Series 4 of People Just Do Nothing continues with another terrific episode, where the tension between rival pirate radio stations Kurupt FM and Kold FM reaches a fever pitch – but fear not, as the comedy is never lost, striking a perfect balance between laughs and plot.

The confrontation between radio stations Kurupt and Kold is the most thrilling sequence in ‘Bosses’ – there’s some wonderful buildup, showing Grindah (Allan Mustafa) as a more fearful man than we’re used to, reprimanding Decoy (Daniel Sylvester Woolford) for revealing that he’s wearing a knife-proof vest. The chemistry between the Kurupt crew is at its best during this scene – for a large amount of this series so far, the key players of the radio station have been apart, so it’s nice to see them back together for such a great moment. The tension is somewhat pervaded by the goofiness that encapsulates the members of Kurupt FM – with Steves (Steve Stamp) struggling to say goodbye to their hostage, Kold FM’s dog, and Beats (Hugo Chegwin) bringing along his newborn daughter. All of this summarises why the show is so great – even in the more tense, potentially darker, moments, there’s brilliant instances of nuance and character originality that lighten the mood.
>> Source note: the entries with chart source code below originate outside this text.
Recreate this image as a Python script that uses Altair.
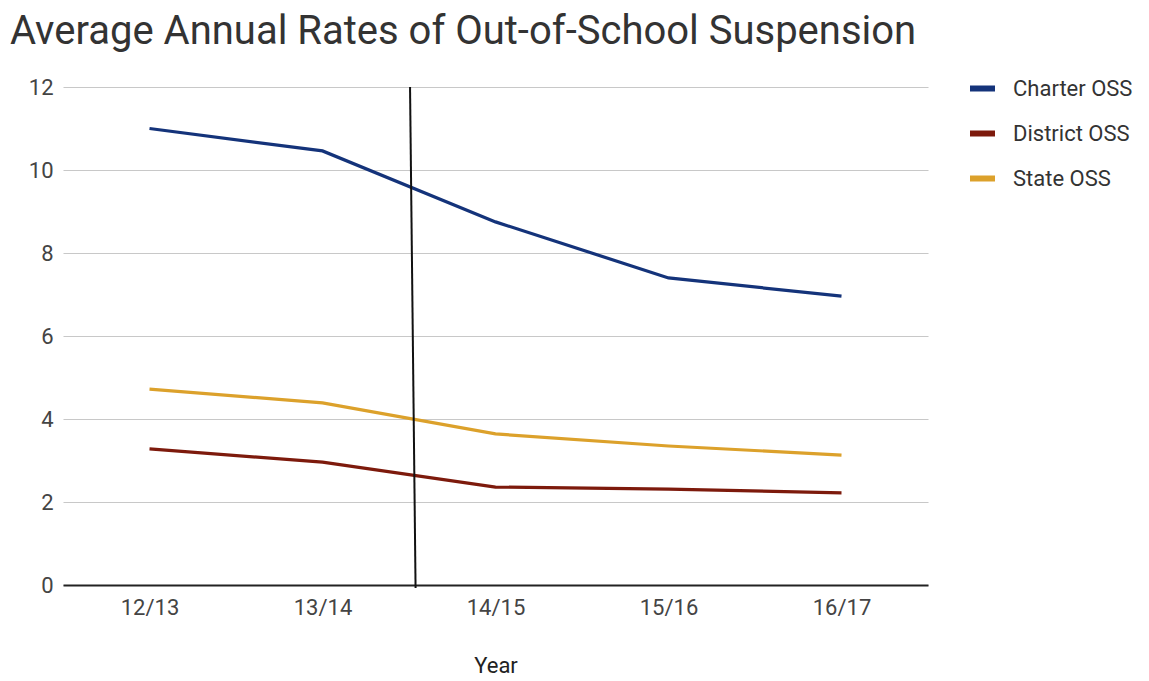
import altair as alt
import pandas as pd

years = ["12/13", "13/14", "14/15", "15/16", "16/17"]
charter = [11.0, 10.46, 8.75, 7.40, 6.96]
district = [3.28, 2.96, 2.36, 2.31, 2.22]
state = [4.72, 4.39, 3.64, 3.35, 3.13]
series_names = ["Charter OSS", "District OSS", "State OSS"]
series_colors = ["#14337a", "#7d1a0c", "#dca12b"]

# hand-drawn divider between 13/14 and 14/15
divider = pd.DataFrame({"x": [1.506], "x2": [1.538], "y": [12.0], "y2": [-0.07]})

rows = []
for name, vals in zip(series_names, [charter, district, state]):
    for i, (yr, v) in enumerate(zip(years, vals)):
        rows.append({"idx": i, "year": yr, "series": name, "value": v})
df = pd.DataFrame(rows)

label_expr = "[" + ",".join(f"'{y}'" for y in years) + "][datum.value]"

x_scale = alt.Scale(domain=[-0.5, 4.5], nice=False, zero=False)
y_scale = alt.Scale(domain=[0, 12], nice=False)
x_axis = alt.Axis(
    title="Year", values=list(range(len(years))), labelExpr=label_expr,
    grid=False, ticks=False, domainColor="#222", domainWidth=2,
    labelFont="Roboto", labelFontSize=22, labelColor="#444", labelPadding=12,
    titleFont="Roboto", titleFontSize=22, titleFontWeight="normal",
    titleColor="#222", titlePadding=37,
)
y_axis = alt.Axis(
    title=None, values=[0, 2, 4, 6, 8, 10, 12], domain=False, ticks=False,
    gridColor="#c8c8c8", gridWidth=1.2,
    labelFont="Roboto", labelFontSize=22, labelColor="#444", labelPadding=10,
)

lines = alt.Chart(df).mark_line(strokeWidth=3.2).encode(
    x=alt.X("idx:Q", scale=x_scale, axis=x_axis),
    y=alt.Y("value:Q", scale=y_scale, axis=y_axis),
    color=alt.Color(
        "series:N",
        scale=alt.Scale(domain=series_names, range=series_colors),
        legend=alt.Legend(
            title=None, orient="none", legendX=904, legendY=-14,
            symbolType="stroke", symbolStrokeWidth=6, symbolSize=625,
            labelFont="Roboto", labelFontSize=22, labelColor="#333",
            labelOffset=15, rowPadding=17,
        ),
    ),
)

rule = alt.Chart(divider).mark_rule(color="#111", strokeWidth=2).encode(
    x=alt.X("x:Q", scale=x_scale, axis=x_axis), x2="x2:Q",
    y=alt.Y("y:Q", scale=y_scale, axis=y_axis), y2="y2:Q",
)

chart = alt.layer(lines, rule).properties(
    width=865, height=498,
    autosize=alt.AutoSizeParams(type="none"),
    padding={"left": 55, "top": 79, "right": 210, "bottom": 94},
    title=alt.TitleParams(
        "Average Annual Rates of Out-of-School Suspension",
        anchor="start", frame="group", dx=-53, offset=21,
        font="Roboto", fontSize=40, fontWeight="normal", color="#333",
    ),
).configure(background="white").configure_view(stroke=None)

chart.save("out.html", embed_options={"renderer": "svg", "actions": False})
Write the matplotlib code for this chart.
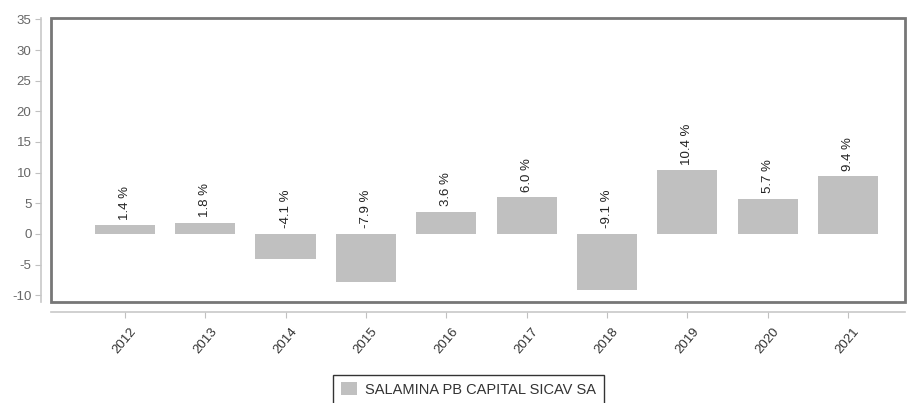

The revelation of Kold FM – the rival radio station giving Kurupt grief – is also a great moment, mostly due to their subtle similarities to Kurupt FM. From the overbearing, power-crazed nature of their leader to the goofiness of their Steve-esque member, Kold provide a wonderful parallel to the main cast of emcees, with really solid performances to anchor this. Considering the peaceful resolution to their candle-lit meeting, it’d be great to see Kold pop up again, either for another bout of tension or to team up with Kurupt FM to demonstrate the strength of pirate radio in Brentford.


Aside from the main plot, Chabbudy G (Asim Chaudhry) takes on a very interesting role this week, as a backroom worker for electrical store Sonoda. As expected, the mayor of Hounslow finds it hard to fit in, eagerly creeping to the shop floor to help customers, despite being relegated to the stock room. Asim Chaudhry once again gives a spellbinding performance, showing Chabuddy as we’ve rarely seen him – under the command of someone else. His interactions with his boss, Sam, is utterly hilarious: he tries to come across as independent, bragging about how nobody can control him, but when he’s reminded that his lunch break is over, he’s straight back to work – a more pandering, and potentially desperate side to Chabz than we’re used to, but a very exciting development nonetheless.

The last plot thread is Miche’s new role as her daughter Angel’s ‘homager’, guiding her through an audition for a school play, and hopefully to worldwide fame. Miche’s interruption of the school’s audition process, and the teacher’s clear disdain towards her, is the kind of humour that perfectly encapsulates Lily Brazier’s character – blindly oblivious to the real world, wrapped up in her own bubble, but totally brilliant to watch. Miche’s story in this episode also reintroduces some characters from previous series that we haven’t seen in a while, most notably Tiff Stevenson’s Tanya, Miche’s boss at the hair salon – a lovely piece of fan service.

People Just Do Nothing is experiencing a really strong fourth series, and ‘Bosses’ continues this, proving to be a gripping, plot-driven, but still hilarious, episode. The writers have created a truly legendary host of characters – it’s impossible to pick just one as a standout – and the humour has found its niche and audience perfectly. The show is going from strength to strength, and rightfully so – it’s the funniest  show on television right now, and it’s only getting better.